Parmi les intellectuels marquants de cette époque, nous retrouvons l’intellectuel Jean Le Moyne. Intellectuel canadien-français que l’on associe à la revue La Relève, il fut étroitement associé au poète Saint-Denys Garneau. Jean Le Moyne a été totalement oublié à notre époque même s’il avait développé une conception spirituelle de l’homme et de la société que l’on peut considérer comme progressiste.

Dans un livre publié en 2017 aux Presses de l’Université Laval (PUL) sous le titre Rencontre de Jean Le Moyne, le mauvais contemporain. Essai, Caroline Quesnel nous livre un essai passionnant sur ce penseur associé à l’Institution littéraire québécoise. Caroline Quesnel nous le situe : « on pense spontanément à sa participation au groupe de la revue La Relève ou à sa relation amicale et littéraire avec le poète Saint-Denys Garneau; on peut aussi penser à son recueil d’essais Convergences, publié en 1961 ». (Caroline Quesnel, Rencontre de Jean Le Moyne, le mauvais contemporain. Essai, Québec, Presses de l’Université Laval, p. 1) Tour à tour, chroniqueur, recherchiste et scénariste puis membre de la garde rapprochée du premier ministre canadien, Pierre Elliott Trudeau, en tant que rédacteur de discours, Jean Le Moyne a été un intellectuel gigantesque bien qu’il fut relégué au second plan.

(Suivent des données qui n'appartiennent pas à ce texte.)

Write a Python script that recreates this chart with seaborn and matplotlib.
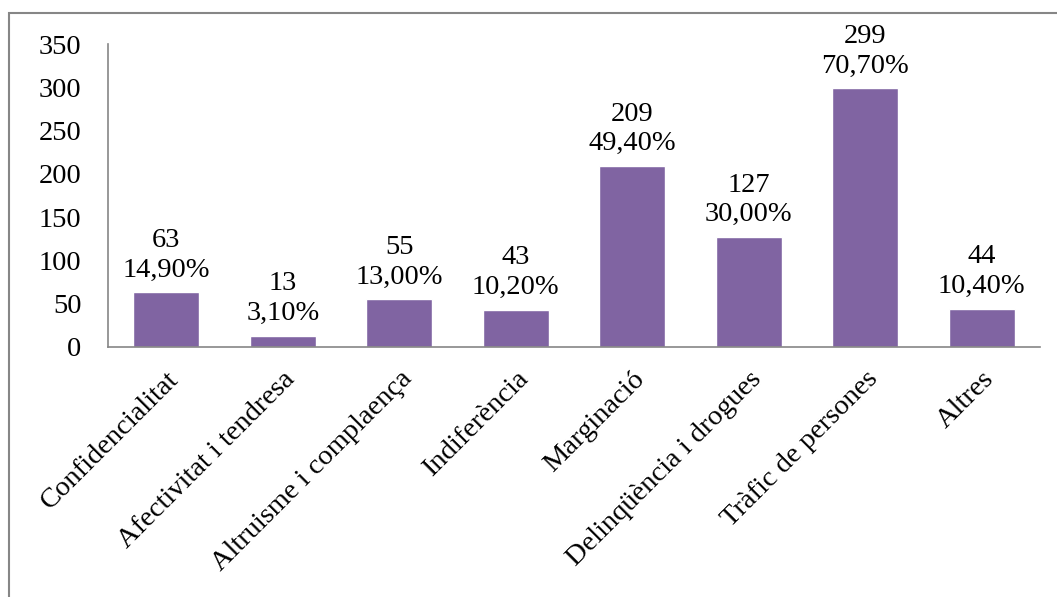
import matplotlib
matplotlib.use("Agg")
import matplotlib.pyplot as plt
import seaborn as sns
from matplotlib.patches import Rectangle


# ==============================
# DATA
# ==============================

categories = [
    "Confidencialitat",
    "Afectivitat i tendresa",
    "Altruisme i complaença",
    "Indiferència",
    "Marginació",
    "Delinqüència i drogues",
    "Tràfic de persones",
    "Altres",
]

counts = [63, 13, 55, 43, 209, 127, 299, 44]

percents = ["14,90%", "3,10%", "13,00%", "10,20%",
            "49,40%", "30,00%", "70,70%", "10,40%"]


# ==============================
# PLOT
# ==============================

sns.set_style("white")
plt.rcParams["font.family"] = ["Liberation Serif", "DejaVu Serif"]
plt.rcParams["text.color"] = "black"
plt.rcParams["xtick.color"] = "black"
plt.rcParams["ytick.color"] = "black"

FS = 20.5

fig = plt.figure(figsize=(10.57, 5.97), dpi=100)
ax = fig.add_axes([108 / 1057, 1 - 347 / 597, 932 / 1057, 303 / 597])

sns.barplot(
    x=categories,
    y=counts,
    color="#8064A2",
    saturation=1,
    width=0.57,
    ax=ax
)

for i, (c, p) in enumerate(zip(counts, percents)):
    ax.annotate(
        f"{c}\n{p}",
        xy=(i, c),
        xytext=(0, 7),
        textcoords="offset points",
        ha="center",
        va="bottom",
        fontsize=FS,
        color="black",
        linespacing=1.25
    )

ax.set_ylim(0, 350)
ax.set_yticks(range(0, 351, 50))
ax.set_xlim(-0.5, len(categories) - 0.5)

ax.tick_params(axis="y", labelsize=FS, length=0, pad=19, labelcolor="black")
ax.tick_params(axis="x", labelsize=FS, length=0, pad=14, labelcolor="black")

plt.setp(
    ax.get_xticklabels(),
    rotation=45,
    ha="right",
    rotation_mode="anchor"
)

for side in ["top", "right"]:
    ax.spines[side].set_visible(False)
for side in ["left", "bottom"]:
    ax.spines[side].set_color("#868686")
    ax.spines[side].set_linewidth(1.2)

# outer chart border
fig.patches.append(
    Rectangle(
        (9 / 1057, -0.1),
        1.2,
        1 - 13 / 597 + 0.1,
        transform=fig.transFigure,
        fill=False,
        edgecolor="#868686",
        linewidth=1.5
    )
)

fig.savefig("out.png", dpi=100)
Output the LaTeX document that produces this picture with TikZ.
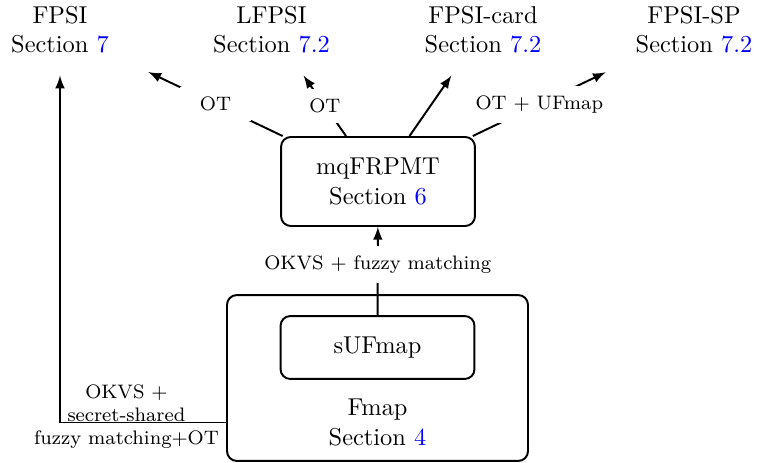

Profondément religieux, Jean Le Moyne a vu l’influence de son œuvre datée, car elle fut trop associée à une dimension spirituelle : « Ironiquement, c’est précisément sa dimension spirituelle qui fait paraître aujourd’hui son œuvre datée, indissociable du passé. La Révolution tranquille et l’évolution de la société québécoise ont creusé depuis plus de cinquante ans une distance toujours grandissante avec ses références savantes, son optimisme cosmique et ses conceptions totalisantes » (Ibid. p. 212). Influencé par Paul de Tarse, Le Moyne était paulien. Il a aussi fréquenté un temps les écrits de Jacques Maritain et plus tard de Teilhard de Chardin. Le Moyne voulait associer le spirituel et le temporel en rompant avec la pensée dualiste chrétienne.

Amant des arts et de la musique, Le Moyne était un violent critique du monde dans lequel il vivait. Il avait une grande indépendance d’esprit et était un grand pourfendeur du nationalisme, ce qui en faisait un candidat de choix pour écrire les discours de Pierre-Elliott Trudeau.

Quoi qu’il en soit, « il reste que la relecture de l’œuvre de Le Moyne a permis de dissiper les principaux malentendus entretenus à son sujet, que ce soit sa participation à La Relève, sa phobie du dualisme, sa colère liée à la mort de Saint-Denys Garneau ou son exécration du nationalisme. » (Ibid. p. 219.)

Aujourd’hui, l’œuvre de Le Moyne a presque sombré dans l’oubli. Ce qui ne veut pas dire que Le Moyne ne fut pas un écrivain magnifique et qui aux dires de Gilles Marcotte fut l’un des plus grands prosateurs du Québec (Loc. cit.).

Malgré la distance de valeurs de Le Moyne avec celles qui prévalent aujourd’hui, la lecture de l’essai de Caroline Quesnel mérite le détour. Ne serait-ce que pour comprendre que : « l’institution littéraire a peut-être retranché de son corpus un peu trop vite cette œuvre catholique, certes exigeante, mais novatrice et cohérente, qui mérite une nouvelle lecture critique. » (Op. cit. p.220) J’en suis!